**WHAT YOU NEED TO DO:**
Using the listing below, please print exactly the lines from the one with "What Chart.js code" through the one with "ctx.strokeRect(a.left, a.top, a.right". Leave out every picture.

**Charts and diagrams as code:**
☆ ☆ ☆ ☆ ☆
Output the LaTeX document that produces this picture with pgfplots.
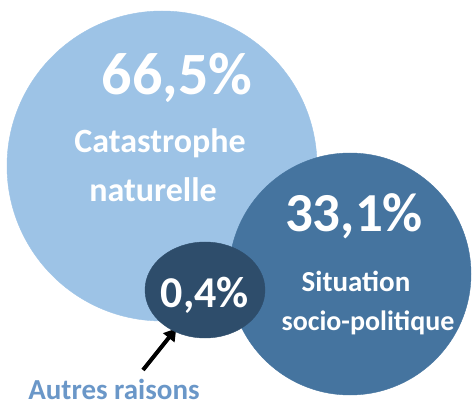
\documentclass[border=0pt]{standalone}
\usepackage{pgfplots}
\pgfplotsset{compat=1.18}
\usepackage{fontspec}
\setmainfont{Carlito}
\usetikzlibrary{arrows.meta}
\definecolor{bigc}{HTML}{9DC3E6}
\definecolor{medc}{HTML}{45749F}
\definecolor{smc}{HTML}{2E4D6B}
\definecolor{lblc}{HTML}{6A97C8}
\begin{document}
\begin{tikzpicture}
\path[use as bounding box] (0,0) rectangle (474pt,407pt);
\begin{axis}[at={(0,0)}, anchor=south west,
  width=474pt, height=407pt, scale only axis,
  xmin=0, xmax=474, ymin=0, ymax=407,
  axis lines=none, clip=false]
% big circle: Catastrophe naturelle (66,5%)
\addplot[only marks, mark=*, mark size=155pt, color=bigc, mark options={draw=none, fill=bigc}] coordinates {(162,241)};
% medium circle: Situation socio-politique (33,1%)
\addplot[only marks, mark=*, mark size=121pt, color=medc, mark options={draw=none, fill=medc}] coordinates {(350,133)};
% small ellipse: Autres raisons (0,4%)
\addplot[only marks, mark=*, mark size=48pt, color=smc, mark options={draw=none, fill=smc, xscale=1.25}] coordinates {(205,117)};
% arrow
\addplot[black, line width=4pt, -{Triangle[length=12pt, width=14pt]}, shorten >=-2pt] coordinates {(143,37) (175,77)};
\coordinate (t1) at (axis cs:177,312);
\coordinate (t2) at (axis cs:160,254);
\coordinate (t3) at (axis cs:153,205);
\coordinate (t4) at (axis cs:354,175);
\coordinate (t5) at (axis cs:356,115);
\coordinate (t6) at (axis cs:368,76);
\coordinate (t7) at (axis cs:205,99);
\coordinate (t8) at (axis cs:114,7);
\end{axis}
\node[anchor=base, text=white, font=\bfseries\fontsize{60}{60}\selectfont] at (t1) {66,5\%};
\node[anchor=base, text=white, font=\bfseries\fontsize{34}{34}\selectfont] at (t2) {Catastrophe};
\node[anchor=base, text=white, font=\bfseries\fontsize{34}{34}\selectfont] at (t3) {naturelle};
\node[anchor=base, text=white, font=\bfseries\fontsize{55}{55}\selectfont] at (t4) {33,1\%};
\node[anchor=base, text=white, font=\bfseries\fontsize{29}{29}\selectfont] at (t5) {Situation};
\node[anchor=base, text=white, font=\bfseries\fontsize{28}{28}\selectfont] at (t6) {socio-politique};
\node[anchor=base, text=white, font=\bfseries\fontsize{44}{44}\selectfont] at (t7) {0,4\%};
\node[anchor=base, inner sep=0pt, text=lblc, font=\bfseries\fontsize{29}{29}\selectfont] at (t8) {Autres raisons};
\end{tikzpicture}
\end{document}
☆ ☆ ☆ ☆ ☆
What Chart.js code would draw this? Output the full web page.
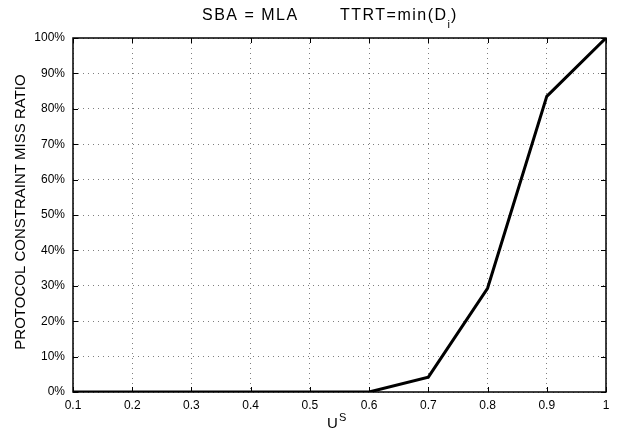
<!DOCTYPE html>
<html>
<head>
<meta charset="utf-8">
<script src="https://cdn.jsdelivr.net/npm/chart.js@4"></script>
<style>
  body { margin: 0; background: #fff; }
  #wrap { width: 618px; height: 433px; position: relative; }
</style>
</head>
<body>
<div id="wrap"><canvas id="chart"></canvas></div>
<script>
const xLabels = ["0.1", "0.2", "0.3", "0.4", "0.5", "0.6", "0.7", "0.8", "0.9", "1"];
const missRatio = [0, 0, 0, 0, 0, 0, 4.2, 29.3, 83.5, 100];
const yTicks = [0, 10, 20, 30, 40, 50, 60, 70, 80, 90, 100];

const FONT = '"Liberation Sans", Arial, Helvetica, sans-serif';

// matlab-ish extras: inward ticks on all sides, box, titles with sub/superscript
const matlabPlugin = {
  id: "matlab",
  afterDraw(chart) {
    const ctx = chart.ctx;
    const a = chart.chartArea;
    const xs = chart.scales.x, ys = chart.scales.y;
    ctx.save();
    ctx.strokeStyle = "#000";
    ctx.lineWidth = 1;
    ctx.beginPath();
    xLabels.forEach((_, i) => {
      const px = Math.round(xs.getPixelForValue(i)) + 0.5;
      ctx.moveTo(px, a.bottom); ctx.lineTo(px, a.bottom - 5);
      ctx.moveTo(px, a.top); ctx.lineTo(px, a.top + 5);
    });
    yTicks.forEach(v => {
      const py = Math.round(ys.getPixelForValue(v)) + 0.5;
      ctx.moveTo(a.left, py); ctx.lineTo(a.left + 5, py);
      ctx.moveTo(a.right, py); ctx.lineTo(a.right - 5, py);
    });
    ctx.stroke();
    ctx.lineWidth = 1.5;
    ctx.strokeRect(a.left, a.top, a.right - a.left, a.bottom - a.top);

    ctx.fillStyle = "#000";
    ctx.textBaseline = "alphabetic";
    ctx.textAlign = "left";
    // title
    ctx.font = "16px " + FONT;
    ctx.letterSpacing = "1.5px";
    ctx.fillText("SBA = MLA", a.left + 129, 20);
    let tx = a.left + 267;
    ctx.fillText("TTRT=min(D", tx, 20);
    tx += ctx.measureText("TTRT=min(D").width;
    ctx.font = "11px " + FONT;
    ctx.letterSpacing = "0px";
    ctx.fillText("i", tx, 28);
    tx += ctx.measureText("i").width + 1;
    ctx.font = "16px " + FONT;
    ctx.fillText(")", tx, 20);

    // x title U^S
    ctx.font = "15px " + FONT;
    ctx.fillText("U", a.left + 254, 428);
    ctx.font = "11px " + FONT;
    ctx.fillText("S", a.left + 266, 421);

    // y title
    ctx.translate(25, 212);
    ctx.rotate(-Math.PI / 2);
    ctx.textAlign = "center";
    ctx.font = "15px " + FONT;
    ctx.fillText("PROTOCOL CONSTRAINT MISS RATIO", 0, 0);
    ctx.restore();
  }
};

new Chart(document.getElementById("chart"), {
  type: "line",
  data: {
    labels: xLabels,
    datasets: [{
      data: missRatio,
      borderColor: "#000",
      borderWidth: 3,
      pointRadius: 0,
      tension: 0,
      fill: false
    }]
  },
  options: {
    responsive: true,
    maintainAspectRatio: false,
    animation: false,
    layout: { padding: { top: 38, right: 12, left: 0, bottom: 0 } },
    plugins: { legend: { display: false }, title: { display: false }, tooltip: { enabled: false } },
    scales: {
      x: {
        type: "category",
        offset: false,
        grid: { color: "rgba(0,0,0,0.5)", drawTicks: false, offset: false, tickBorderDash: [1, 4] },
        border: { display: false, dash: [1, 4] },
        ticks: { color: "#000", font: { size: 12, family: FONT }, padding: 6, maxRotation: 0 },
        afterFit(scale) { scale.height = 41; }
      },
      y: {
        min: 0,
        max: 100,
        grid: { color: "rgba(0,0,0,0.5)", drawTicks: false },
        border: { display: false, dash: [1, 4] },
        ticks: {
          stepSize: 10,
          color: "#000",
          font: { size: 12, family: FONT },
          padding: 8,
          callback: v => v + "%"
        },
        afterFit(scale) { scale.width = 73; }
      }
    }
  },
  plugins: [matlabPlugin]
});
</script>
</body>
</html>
☆ ☆ ☆ ☆ ☆
**SOLUTION FOR THIS TASK:**
What Chart.js code would draw this? Output the full web page.
<!DOCTYPE html>
<html>
<head>
<meta charset="utf-8">
<script src="https://cdn.jsdelivr.net/npm/chart.js@4"></script>
<style>
  body { margin: 0; background: #fff; }
  #wrap { width: 618px; height: 433px; position: relative; }
</style>
</head>
<body>
<div id="wrap"><canvas id="chart"></canvas></div>
<script>
const xLabels = ["0.1", "0.2", "0.3", "0.4", "0.5", "0.6", "0.7", "0.8", "0.9", "1"];
const missRatio = [0, 0, 0, 0, 0, 0, 4.2, 29.3, 83.5, 100];
const yTicks = [0, 10, 20, 30, 40, 50, 60, 70, 80, 90, 100];

const FONT = '"Liberation Sans", Arial, Helvetica, sans-serif';

// matlab-ish extras: inward ticks on all sides, box, titles with sub/superscript
const matlabPlugin = {
  id: "matlab",
  afterDraw(chart) {
    const ctx = chart.ctx;
    const a = chart.chartArea;
    const xs = chart.scales.x, ys = chart.scales.y;
    ctx.save();
    ctx.strokeStyle = "#000";
    ctx.lineWidth = 1;
    ctx.beginPath();
    xLabels.forEach((_, i) => {
      const px = Math.round(xs.getPixelForValue(i)) + 0.5;
      ctx.moveTo(px, a.bottom); ctx.lineTo(px, a.bottom - 5);
      ctx.moveTo(px, a.top); ctx.lineTo(px, a.top + 5);
    });
    yTicks.forEach(v => {
      const py = Math.round(ys.getPixelForValue(v)) + 0.5;
      ctx.moveTo(a.left, py); ctx.lineTo(a.left + 5, py);
      ctx.moveTo(a.right, py); ctx.lineTo(a.right - 5, py);
    });
    ctx.stroke();
    ctx.lineWidth = 1.5;
    ctx.strokeRect(a.left, a.top, a.right - a.left, a.bottom - a.top);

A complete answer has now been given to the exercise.